Lawmakers seek suspension, review of US training for Saudis
WASHINGTON (AP) — A top Republican ally of President Donald Trump went a step further than the White House on Sunday by calling for Saudi Arabia to be suspended from an American military training program after a student pilot from the kingdom shot and killed three sailors at a U.S. naval base in Florida.
Trump had called for the program to be reviewed but Sen. Lindsey Graham, R-S.C., said he wanted more.
“We need to suspend the Saudi program until we find out what happened here,” he said, adding that he likes the idea of training foreign pilots and helping them understand how the U.S. system works.
“But there’s something really bad here,” Graham said. “We need to slow this program down and reevaluate.”

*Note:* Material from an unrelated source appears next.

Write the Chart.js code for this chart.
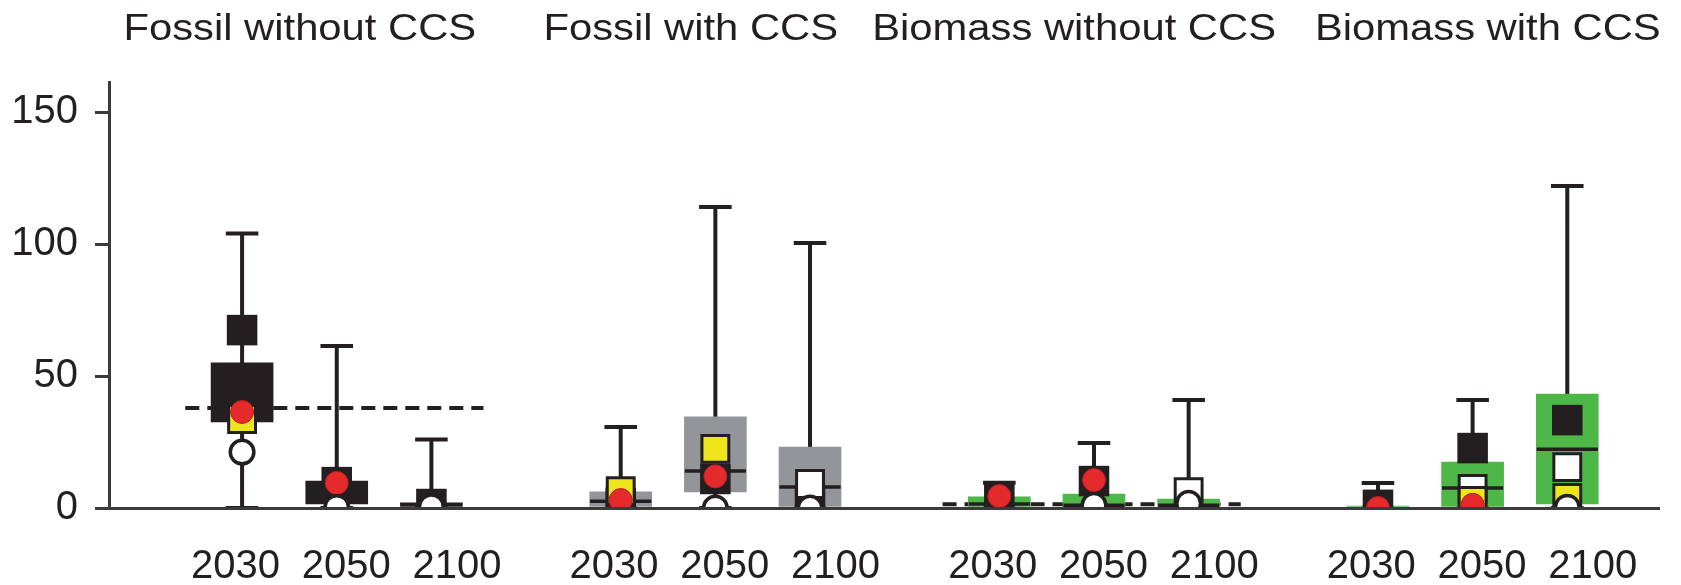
<!DOCTYPE html>
<html>
<head>
<meta charset="utf-8">
<script src="https://cdn.jsdelivr.net/npm/chart.js@4.4.1/dist/chart.umd.min.js"></script>
<style>
  html, body { margin: 0; padding: 0; background: #ffffff; }
  #wrap { width: 1681px; height: 585px; }
</style>
</head>
<body>
<div id="wrap"><canvas id="chart" width="1681" height="585"></canvas></div>
<script>
// ---- data -------------------------------------------------------------
const groups = ['Fossil without CCS', 'Fossil with CCS', 'Biomass without CCS', 'Biomass with CCS'];
const years = ['2030', '2050', '2100'];
const yTicks = [0, 50, 100, 150];

// one entry per (group, year), group by group
const rangeMin = [0, 0, 0, 0, 0, 0, 0, 0, 0, 0, 0, 0];
const rangeMax = [104, 61.4, 26, 30.7, 114, 100.4, 9.6, 24.6, 40.9, 9.5, 40.9, 122];
const boxLow   = [32.6, 1.5, 0, 0, 6.1, 0, 0, 0, 0, 0, 0, 1.5];
const boxHigh  = [55, 10.2, 2, 6.1, 34.5, 23.1, 4.2, 5.3, 3.4, 0.7, 17.4, 43.2];
const medians  = [null, null, null, 2.6, 14, 8, 1.5, 1.0, 1.0, null, 7.6, 22.3];

const blackSquares  = [67.4, 9.8, 1.5, 2, 11, 3, 3.8, 10.2, null, 1.2, 22.7, 33.3];
const whiteSquares  = [null, null, null, null, null, 9.1, null, null, 6, null, 7.2, 15.5];
const yellowSquares = [33.7, null, null, 6.4, 22.4, null, null, null, null, null, 2.7, 3.8];
const redCircles    = [36.4, 9.5, null, 3.0, 12, null, 4.5, 10.6, null, 0, 1.2, null];
const whiteCircles  = [21.2, 0.2, 0.5, null, 0, 0, null, 1.0, 1.8, null, null, 0.3];

// dashed reference level per group (null = none)
const referenceLevel = [37.9, null, 1.4, null];

// ---- styling ----------------------------------------------------------
const INK = '#231f20';
const AXIS = '#3b3b3b';
const FONT = '"Liberation Sans", Arial, Helvetica, sans-serif';
const boxColors = ['#231f20', '#939598', '#4db848', '#4db848'];

// x position of an entry: three years per group, one empty slot between groups
const slot = i => Math.floor(i / 3) * 4 + (i % 3);
const groupOf = i => Math.floor(i / 3);

const CAP_HALF = 0.172;
const BOX_HALF = 0.323;

function segs(list) {
  const out = [];
  list.forEach(([x0, y0, x1, y1]) => {
    out.push({x: x0, y: y0}, {x: x1, y: y1}, {x: x1, y: null});
  });
  return out;
}

const whiskerData = segs(rangeMax.flatMap((hi, i) => {
  const x = slot(i), lo = rangeMin[i];
  return [
    [x, lo, x, hi],
    [x - CAP_HALF, hi, x + CAP_HALF, hi],
    [x - CAP_HALF, lo, x + CAP_HALF, lo]
  ];
}));

const medianData = segs(medians
  .map((m, i) => m === null ? null : [slot(i) - BOX_HALF, m, slot(i) + BOX_HALF, m])
  .filter(Boolean));

const refData = segs(referenceLevel
  .map((v, g) => v === null ? null : [g * 4 - 0.6, v, g * 4 + 2.55, v])
  .filter(Boolean));

const boxData = boxHigh.map((h, i) => ({x: slot(i), y: [boxLow[i], h]}));

const pts = arr => arr.map((v, i) => v === null ? null : {x: slot(i), y: v}).filter(Boolean);

// tick positions for the year labels, spread a little wider than the boxes
const labelPositions = [];
groups.forEach((g, gi) => years.forEach((y, j) => labelPositions.push(gi * 4 + 1.1 + (j - 1) * 1.17)));
const titleCenters = [0.61, 4.74, 8.79, 13.16];

const groupTitles = {
  id: 'groupTitles',
  afterDraw(chart) {
    const {ctx, scales: {x}} = chart;
    ctx.save();
    ctx.fillStyle = INK;
    ctx.font = '36px ' + FONT;
    ctx.textAlign = 'center';
    ctx.textBaseline = 'alphabetic';
    groups.forEach((t, g) => {
      ctx.save();
      ctx.translate(x.getPixelForValue(titleCenters[g]), 40);
      ctx.scale(1.16, 1);
      ctx.fillText(t, 0, 0);
      ctx.restore();
    });
    ctx.restore();
  }
};

const lineBase = {type: 'line', pointRadius: 0, tension: 0, fill: false, spanGaps: false, borderCapStyle: 'butt', clip: 0};
const markerBase = {type: 'scatter', showLine: false, clip: 0};

new Chart(document.getElementById('chart'), {
  type: 'bar',
  data: {
    datasets: [
      Object.assign({}, lineBase, {label: 'reference', data: refData, borderColor: INK, borderWidth: 4, borderDash: [14, 8], order: 10}),
      Object.assign({}, lineBase, {label: 'range', data: whiskerData, borderColor: INK, borderWidth: 4, order: 9}),
      {type: 'bar', label: 'interquartile', data: boxData, barThickness: 62, borderWidth: 0, borderSkipped: false,
       backgroundColor: ctx => boxColors[groupOf(ctx.dataIndex)], order: 8},
      Object.assign({}, lineBase, {label: 'median', data: medianData, borderColor: INK, borderWidth: 3.5, order: 7}),
      Object.assign({}, markerBase, {label: 'black', data: pts(blackSquares), pointStyle: 'rect', pointRadius: 21.6,
       backgroundColor: INK, borderWidth: 0, order: 6}),
      Object.assign({}, markerBase, {label: 'white square', data: pts(whiteSquares), pointStyle: 'rect', pointRadius: 19,
       backgroundColor: '#ffffff', borderColor: INK, borderWidth: 3, order: 5}),
      Object.assign({}, markerBase, {label: 'yellow', data: pts(yellowSquares), pointStyle: 'rect', pointRadius: 19,
       backgroundColor: '#eee51c', borderColor: INK, borderWidth: 3, order: 4}),
      Object.assign({}, markerBase, {label: 'red', data: pts(redCircles), pointStyle: 'circle', pointRadius: 11.5,
       backgroundColor: '#e42a2a', borderColor: '#b52025', borderWidth: 1, order: 3}),
      Object.assign({}, markerBase, {label: 'white circle', data: pts(whiteCircles), pointStyle: 'circle', pointRadius: 11.8,
       backgroundColor: '#ffffff', borderColor: INK, borderWidth: 3.5, order: 2})
    ]
  },
  options: {
    responsive: false,
    animation: false,
    events: [],
    layout: {padding: {top: 82, right: 0, bottom: 0, left: 0}},
    plugins: {legend: {display: false}, tooltip: {enabled: false}, title: {display: false}},
    scales: {
      x: {
        type: 'linear', min: -1.406, max: 14.969, offset: false,
        afterBuildTicks: s => { s.ticks = labelPositions.map(v => ({value: v})); },
        afterFit: s => { s.height = 77; },
        grid: {display: false},
        border: {display: true, color: AXIS, width: 3, z: 1},
        ticks: {autoSkip: false, maxRotation: 0, minRotation: 0, padding: 27, color: INK,
                font: {family: FONT, size: 40}, callback: (v, i) => years[i % 3]}
      },
      y: {
        type: 'linear', min: 0, max: 161.4,
        afterBuildTicks: s => { s.ticks = yTicks.map(v => ({value: v})); },
        afterFit: s => { s.width = 109; },
        grid: {drawOnChartArea: false, drawTicks: true, tickLength: 14, lineWidth: 3, color: AXIS},
        border: {display: true, color: AXIS, width: 3, z: 1},
        ticks: {includeBounds: false, padding: 17, color: INK, font: {family: FONT, size: 40},
                callback: v => String(v)}
      }
    }
  },
  plugins: [groupTitles]
});
</script>
</body>
</html>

Rep. Matt Gaetz, R-Fla., whose district includes the base in Pensacola, said Friday’s shooting “has to inform our ongoing relationship with Saudi Arabia.”
Gaetz, who, like Graham, is an outspoken defender of Trump during the impeachment inquiry being led by House Democrats, declined to criticize the president when asked whether Trump has been tough enough with Saudi Arabia.
He said he and Trump have been communicating regularly, and appeared to also call for the program’s suspension.
“We should not be taking new incoming Saudi students until we’re absolutely confident in our vetting process,” Gaetz said.
The U.S. has long had a robust training program for Saudis, providing assistance in the U.S. and in the kingdom. Currently, more than 850 Saudis are in the United States for various training activities. They are among more than 5,000 foreign students from 153 countries in the U.S. going through military training.
The FBI has identified Friday’s shooter as Mohammed Alshamrani, 21. Investigators said he was a 2nd Lt. in the Royal Saudi Air Force and a student naval flight officer of Naval Aviation Schools Command.
Alshamrani opened fire inside a classroom at the naval base, killing three people and wounding two sheriff’s deputies before one of the officers killed him, authorities said. Eight other people were also wounded.
The FBI announced Sunday that it was working on the presumption that the shooting was an act of terrorism, a point echoed hours earlier by Robert O’Brien, Trump’s national security adviser. The FBI was also interviewing acquaintances and following up on a visit by Alshamrani to New York City, including Rockefeller Center, in the run-up to Friday.
Democratic presidential candidate Cory Booker faulted Trump for taking what he said is a “transactional” approach to U.S. relations with the Saudi kingdom focused on financial interests and not moral values.
Booker, a New Jersey senator, said the relationship is “unacceptable”′ and promised to change it if he is elected president next year.
Trump has appeared more interested in promises by the Saudis to spend billions buying American weapons than in in holding the kingdom accountable for human rights violations, including the killing in 2018 of Washington Post writer Jamal Khashoggi at the Saudi consulate in Turkey. Khashoggi was a critic of Saudi Arabia.
U.S. intelligence agencies have concluded that knowledge of Khashoggi’s killing reached the highest levels of the monarchy, but Trump declined last year to penalize Saudia Arabia over the slaying.
Trump told an interviewer this year that Saudi Arabia buys a lot of American products and “that means something to me.” He argued that if he refuses to sell to the Saudis, they will turn around and buy weapons from U.S. rivals such as China and Russia.
Gaetz and Booker were interviewed on ABC’s “This Week,”′ Graham appeared on Fox News Channel’s “Sunday Morning Futures” and O’Brien spoke on CBS’ “Face the Nation.”